While neither Ottawa nor the Ontario government would expand on the expected economic impact of the Trump tariffs, there is no question they would severely damage the Canadian economy – as well as harming the American one.
If Mr. Ford’s estimate of 450,000 to 500,00 job losses in Ontario alone came to pass, it would massively increase his province’s unemployment. Ontario already had 662,500 unemployed in December, 2024, according to seasonally adjusted figures from Statistics Canada, with a 7.5-per-cent jobless rate.
Bank of Nova Scotia chief economist Jean-François Perrault said in an interview that Mr. Ford’s job-loss estimate sounded in the ballpark of the numbers his team had calculated for a report late last year estimating the likely impact from U.S. tariffs, and Canadian retaliation, at different levels.

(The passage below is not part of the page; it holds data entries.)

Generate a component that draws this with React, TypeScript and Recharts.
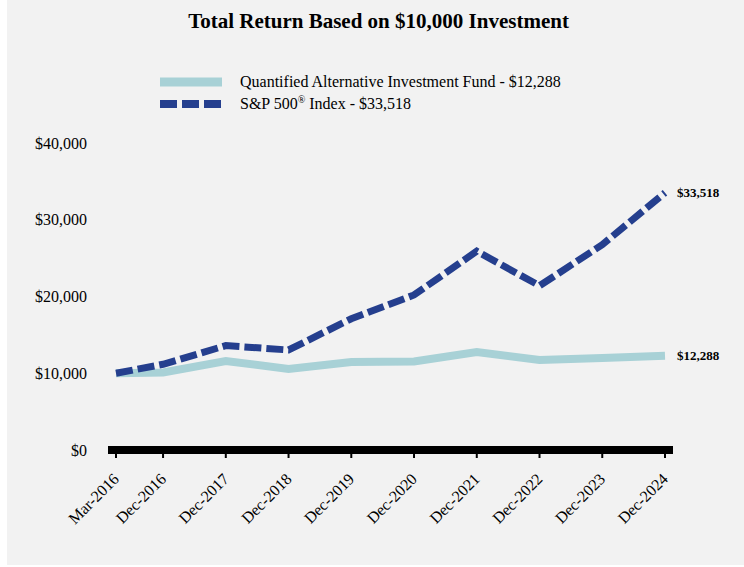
import { LineChart, Line, XAxis, YAxis, LabelList } from "recharts";

const periods = [
  "Mar-2016",
  "Dec-2016",
  "Dec-2017",
  "Dec-2018",
  "Dec-2019",
  "Dec-2020",
  "Dec-2021",
  "Dec-2022",
  "Dec-2023",
  "Dec-2024",
];

const fundValues = [10000, 10100, 11600, 10560, 11470, 11540, 12750, 11730, 12000, 12288];
const spValues = [10000, 11170, 13600, 13030, 17100, 20200, 25900, 21400, 26750, 33518];

const yTicks = [0, 10000, 20000, 30000, 40000];

const fundName = "Quantified Alternative Investment Fund - $12,288";
const spName = "S&P 500";
const spSuffix = " Index - $33,518";

const months = ["Jan", "Feb", "Mar", "Apr", "May", "Jun", "Jul", "Aug", "Sep", "Oct", "Nov", "Dec"];

// month-end position in years, so Mar-2016 -> Dec-2016 is 0.75 of a year
const toYear = (p: string) => {
  const [m, y] = p.split("-");
  return Number(y) + (months.indexOf(m) + 1) / 12;
};

const data = periods.map((p, i) => ({
  t: toYear(p),
  label: p,
  fund: fundValues[i],
  sp: spValues[i],
}));

const FONT = '"Liberation Serif", "Times New Roman", serif';
const FUND_COLOR = "#a8d1d6";
const SP_COLOR = "#253f8e";

const money = (v: number) => "$" + v.toLocaleString("en-US");

const XTick = (props: any) => {
  const { x, y, payload } = props;
  const idx = data.findIndex((d) => Math.abs(d.t - payload.value) < 1e-6);
  return (
    <g transform={`translate(${x + 4},${y + 22})`}>
      <text
        x={0}
        y={0}
        textAnchor="end"
        transform="rotate(-45)"
        fontFamily={FONT}
        fontSize={16}
        fill="#000"
      >
        {idx >= 0 ? data[idx].label : ""}
      </text>
    </g>
  );
};

const endLabel = (props: any) => {
  const { x, y, index, value } = props;
  if (index !== data.length - 1) return null;
  return (
    <text
      x={x + 12}
      y={y}
      dy={4}
      fontFamily={FONT}
      fontSize={13}
      fontWeight="bold"
      fill="#000"
    >
      {money(value)}
    </text>
  );
};

export default function App() {
  return (
    <div
      style={{
        position: "absolute",
        left: 0,
        top: 0,
        width: 744,
        height: 567,
        background: "#fff",
        fontFamily: FONT,
      }}
    >
      <div
        style={{
          position: "absolute",
          left: 7,
          top: 0,
          width: 737,
          height: 565,
          background: "#f2f2f2",
        }}
      />

      <div
        style={{
          position: "absolute",
          left: 0,
          top: 9,
          width: 757,
          textAlign: "center",
          fontSize: 21,
          fontWeight: "bold",
          color: "#000",
        }}
      >
        Total Return Based on $10,000 Investment
      </div>

      <div style={{ position: "absolute", left: 160, top: 72, fontSize: 16, color: "#000" }}>
        <div style={{ display: "flex", alignItems: "center", height: 20 }}>
          <svg width={62} height={10} style={{ marginRight: 18 }}>
            <line x1={0} x2={62} y1={5} y2={5} stroke={FUND_COLOR} strokeWidth={9} />
          </svg>
          <span>{fundName}</span>
        </div>
        <div style={{ display: "flex", alignItems: "center", height: 20, marginTop: 2 }}>
          <svg width={62} height={10} style={{ marginRight: 18 }}>
            <line
              x1={0}
              x2={62}
              y1={5}
              y2={5}
              stroke={SP_COLOR}
              strokeWidth={8}
              strokeDasharray="17 5"
            />
          </svg>
          <span>
            {spName}
            <sup style={{ fontSize: 10 }}>®</sup>
            {spSuffix}
          </span>
        </div>
      </div>

      <div style={{ position: "absolute", left: 0, top: 0 }}>
        <LineChart
          width={744}
          height={567}
          data={data}
          margin={{ top: 143, right: 71, bottom: 37, left: 48 }}
        >
          <XAxis
            dataKey="t"
            type="number"
            domain={[data[0].t, data[data.length - 1].t]}
            ticks={data.map((d) => d.t)}
            padding={{ left: 8, right: 8 }}
            height={80}
            axisLine={{ stroke: "#000", strokeWidth: 8 }}
            tickLine={{ stroke: "#000", strokeWidth: 2 }}
            tickSize={8}
            tickMargin={0}
            tick={<XTick />}
            interval={0}
          />
          <YAxis
            domain={[0, 40000]}
            ticks={yTicks}
            width={60}
            axisLine={false}
            tickLine={false}
            tickSize={0}
            tickMargin={21}
            tickFormatter={money}
            tick={{ fontFamily: FONT, fontSize: 16, fill: "#000" }}
          />
          <Line
            type="linear"
            dataKey="fund"
            stroke={FUND_COLOR}
            strokeWidth={8}
            dot={false}
            isAnimationActive={false}
          >
            <LabelList dataKey="fund" content={endLabel} />
          </Line>
          <Line
            type="linear"
            dataKey="sp"
            stroke={SP_COLOR}
            strokeWidth={7}
            strokeDasharray="17 5"
            dot={false}
            isAnimationActive={false}
          >
            <LabelList dataKey="sp" content={endLabel} />
          </Line>
        </LineChart>
      </div>
    </div>
  );
}
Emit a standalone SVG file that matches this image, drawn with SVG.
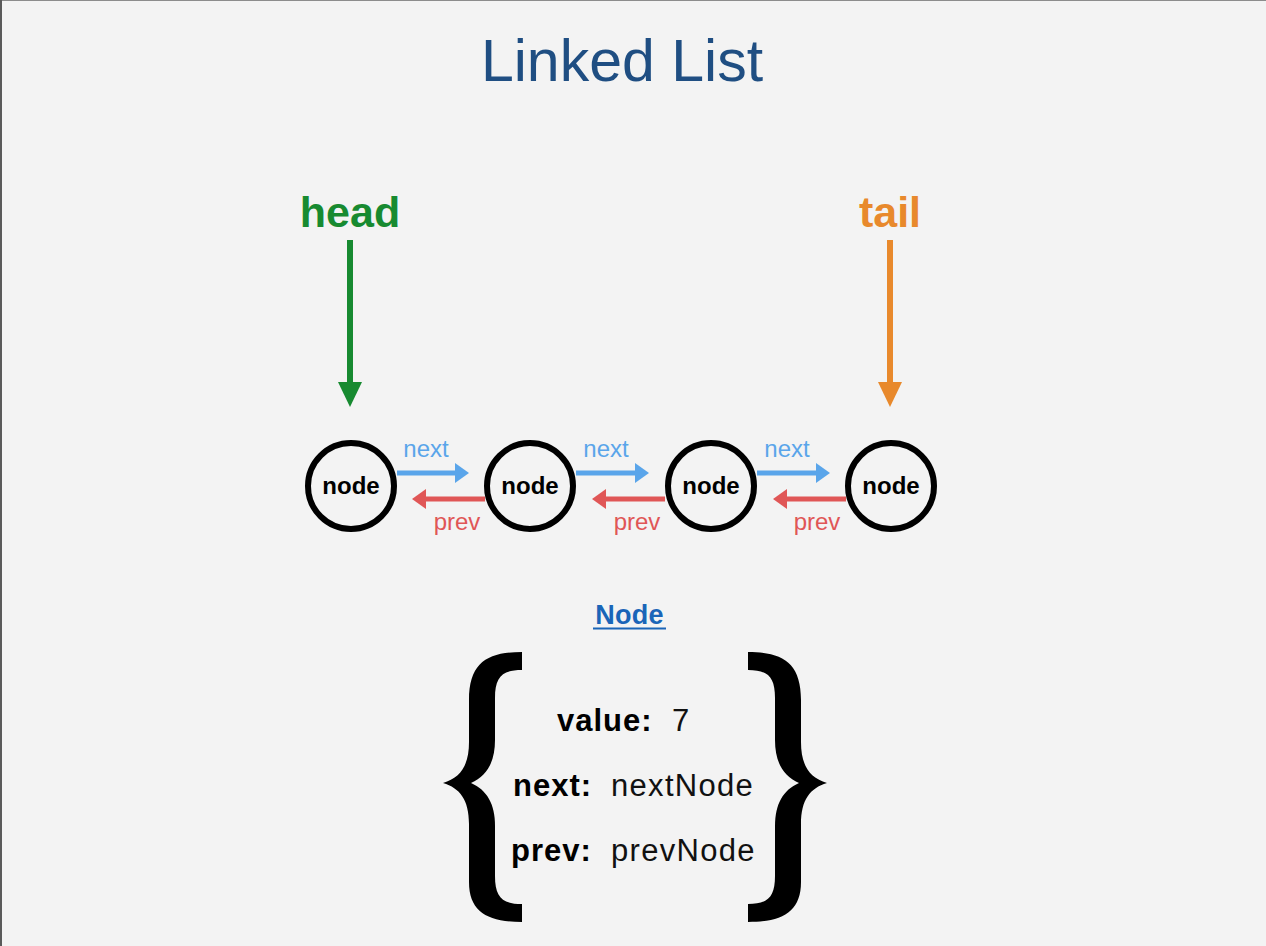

If the U.S. imposed 25-per-cent tariffs on all Canadian goods as Mr. Trump has repeatedly threatened, and Canada responded in kind, by the first quarter of 2027, this country’s gross domestic product would be 5.6-per-cent lower, the Scotiabank report says. The unemployment rate across Canada would jump three percentage points by just the end of this year, with inflation jumping 4.1 percentage points.
Without retaliating by putting matching tariffs on U.S. goods, Canada would see its economy shrink by 2.7 per cent, with unemployment up two percentage points. The U.S. would suffer as well: Just its own tariffs on Canadian goods would slice 0.9 per cent off its GDP and send unemployment up 0.4 percentage points, the report says.